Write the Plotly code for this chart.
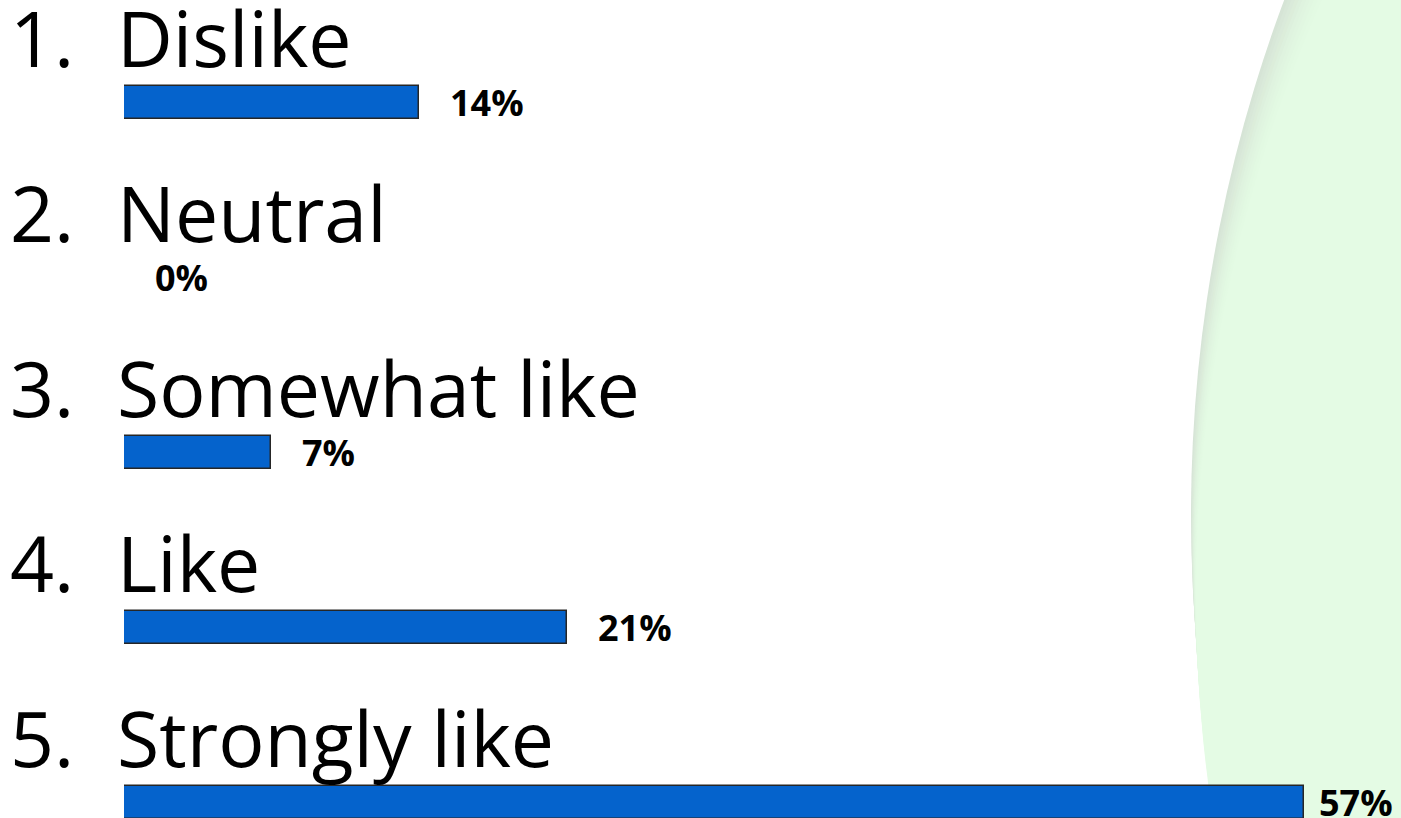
import plotly.graph_objects as go

# ---- data ----
numbers = ["1.", "2.", "3.", "4.", "5."]
categories = ["Dislike", "Neutral", "Somewhat like", "Like", "Strongly like"]
values = [14.29, 0.0, 7.14, 21.43, 57.14]
value_labels = ["14%", "0%", "7%", "21%", "57%"]

W, H = 1401, 818
bar_x0_px = 124
px_per_pct = 20.65
xmax = (W - bar_x0_px) / px_per_pct
first_center_px = 102
step_px = 175
ypos = list(range(len(categories)))
y_top = -first_center_px / step_px
y_bot = (H - first_center_px) / step_px

fig = go.Figure()

# background decorative shapes (light green disc at right)
R = 1470
cx, cy = 1191 + R, 515
def circ(cx, cy, r, color):
    return dict(type="circle", xref="paper", yref="paper",
                x0=(cx - r) / W, x1=(cx + r) / W,
                y0=1 - (cy + r) / H, y1=1 - (cy - r) / H,
                fillcolor=color, line=dict(width=0), layer="below")

shapes = [circ(cx, cy, R, "#d6e4d6")]
grad = ["#d8e7d8", "#daeada", "#dcedda", "#ddf0dd", "#dff3df", "#e0f5e0", "#e1f7e1", "#e2f9e2", "#e3fae3", "#e4fbe4"]
for k, col in enumerate(grad):
    shapes.append(circ(cx + 0.5 * (k + 1), cy + 8 * (k + 1), R, col))
shapes.append(circ(1401 + 330, 818 + 330, 400, "#c8f8a8"))

fig.add_trace(go.Bar(
    x=values, y=ypos, orientation="h", base=0,
    width=33 / step_px,
    marker=dict(color="#0563CC", line=dict(color="#262626", width=1.5)),
    hoverinfo="skip", showlegend=False,
))

FONT = "Open Sans"
annotations = []
for i, (n, c) in enumerate(zip(numbers, categories)):
    annotations.append(dict(x=8 / W, xref="paper", y=ypos[i], yref="y",
                            text=n, showarrow=False, xanchor="left", yanchor="middle",
                            yshift=65, font=dict(family=FONT, size=77, color="#000")))
    annotations.append(dict(x=(bar_x0_px - 9) / W, xref="paper", y=ypos[i], yref="y",
                            text=c, showarrow=False, xanchor="left", yanchor="middle",
                            yshift=65, font=dict(family=FONT, size=77, color="#000")))

for i, (v, t) in enumerate(zip(values, value_labels)):
    end_px = bar_x0_px + v * px_per_pct
    if end_px + 35 + 80 > W:
        ann = dict(x=(W - 6) / W, xref="paper", xanchor="right")
    else:
        ann = dict(x=v, xref="x", xanchor="left", xshift=29)
    ann.update(y=ypos[i], yref="y", yanchor="middle", yshift=0, text=t, showarrow=False,
               font=dict(family=FONT, size=36, color="#000", weight="bold"))
    annotations.append(ann)

fig.update_layout(
    width=W, height=H,
    margin=dict(l=0, r=0, t=0, b=0),
    paper_bgcolor="white", plot_bgcolor="rgba(0,0,0,0)",
    shapes=shapes, annotations=annotations,
    xaxis=dict(domain=[bar_x0_px / W, 1], range=[0, xmax], visible=False, fixedrange=True),
    yaxis=dict(range=[y_bot, y_top], visible=False, fixedrange=True),
    bargap=0,
)

fig.write_html("out.html", config={"displayModeBar": False},
               post_script="document.body.style.margin='0';document.body.style.overflow='hidden';")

◇ ◇ ◇ ◇ ◇

• Stated task
Restate the entire listing word for word, excluding pictures.

• Written response
Write the Plotly code for this chart.
import plotly.graph_objects as go

# ---- data ----
numbers = ["1.", "2.", "3.", "4.", "5."]
categories = ["Dislike", "Neutral", "Somewhat like", "Like", "Strongly like"]
values = [14.29, 0.0, 7.14, 21.43, 57.14]
value_labels = ["14%", "0%", "7%", "21%", "57%"]

W, H = 1401, 818
bar_x0_px = 124
px_per_pct = 20.65
xmax = (W - bar_x0_px) / px_per_pct
first_center_px = 102
step_px = 175
ypos = list(range(len(categories)))
y_top = -first_center_px / step_px
y_bot = (H - first_center_px) / step_px

fig = go.Figure()

# background decorative shapes (light green disc at right)
R = 1470
cx, cy = 1191 + R, 515
def circ(cx, cy, r, color):
    return dict(type="circle", xref="paper", yref="paper",
                x0=(cx - r) / W, x1=(cx + r) / W,
                y0=1 - (cy + r) / H, y1=1 - (cy - r) / H,
                fillcolor=color, line=dict(width=0), layer="below")

shapes = [circ(cx, cy, R, "#d6e4d6")]
grad = ["#d8e7d8", "#daeada", "#dcedda", "#ddf0dd", "#dff3df", "#e0f5e0", "#e1f7e1", "#e2f9e2", "#e3fae3", "#e4fbe4"]
for k, col in enumerate(grad):
    shapes.append(circ(cx + 0.5 * (k + 1), cy + 8 * (k + 1), R, col))
shapes.append(circ(1401 + 330, 818 + 330, 400, "#c8f8a8"))

fig.add_trace(go.Bar(
    x=values, y=ypos, orientation="h", base=0,
    width=33 / step_px,
    marker=dict(color="#0563CC", line=dict(color="#262626", width=1.5)),
    hoverinfo="skip", showlegend=False,
))

FONT = "Open Sans"
annotations = []
for i, (n, c) in enumerate(zip(numbers, categories)):
    annotations.append(dict(x=8 / W, xref="paper", y=ypos[i], yref="y",
                            text=n, showarrow=False, xanchor="left", yanchor="middle",
                            yshift=65, font=dict(family=FONT, size=77, color="#000")))
    annotations.append(dict(x=(bar_x0_px - 9) / W, xref="paper", y=ypos[i], yref="y",
                            text=c, showarrow=False, xanchor="left", yanchor="middle",
                            yshift=65, font=dict(family=FONT, size=77, color="#000")))

for i, (v, t) in enumerate(zip(values, value_labels)):
    end_px = bar_x0_px + v * px_per_pct
    if end_px + 35 + 80 > W:
        ann = dict(x=(W - 6) / W, xref="paper", xanchor="right")
    else:
        ann = dict(x=v, xref="x", xanchor="left", xshift=29)
    ann.update(y=ypos[i], yref="y", yanchor="middle", yshift=0, text=t, showarrow=False,
               font=dict(family=FONT, size=36, color="#000", weight="bold"))
    annotations.append(ann)

fig.update_layout(
    width=W, height=H,
    margin=dict(l=0, r=0, t=0, b=0),
    paper_bgcolor="white", plot_bgcolor="rgba(0,0,0,0)",
    shapes=shapes, annotations=annotations,
    xaxis=dict(domain=[bar_x0_px / W, 1], range=[0, xmax], visible=False, fixedrange=True),
    yaxis=dict(range=[y_bot, y_top], visible=False, fixedrange=True),
    bargap=0,
)

fig.write_html("out.html", config={"displayModeBar": False},
               post_script="document.body.style.margin='0';document.body.style.overflow='hidden';")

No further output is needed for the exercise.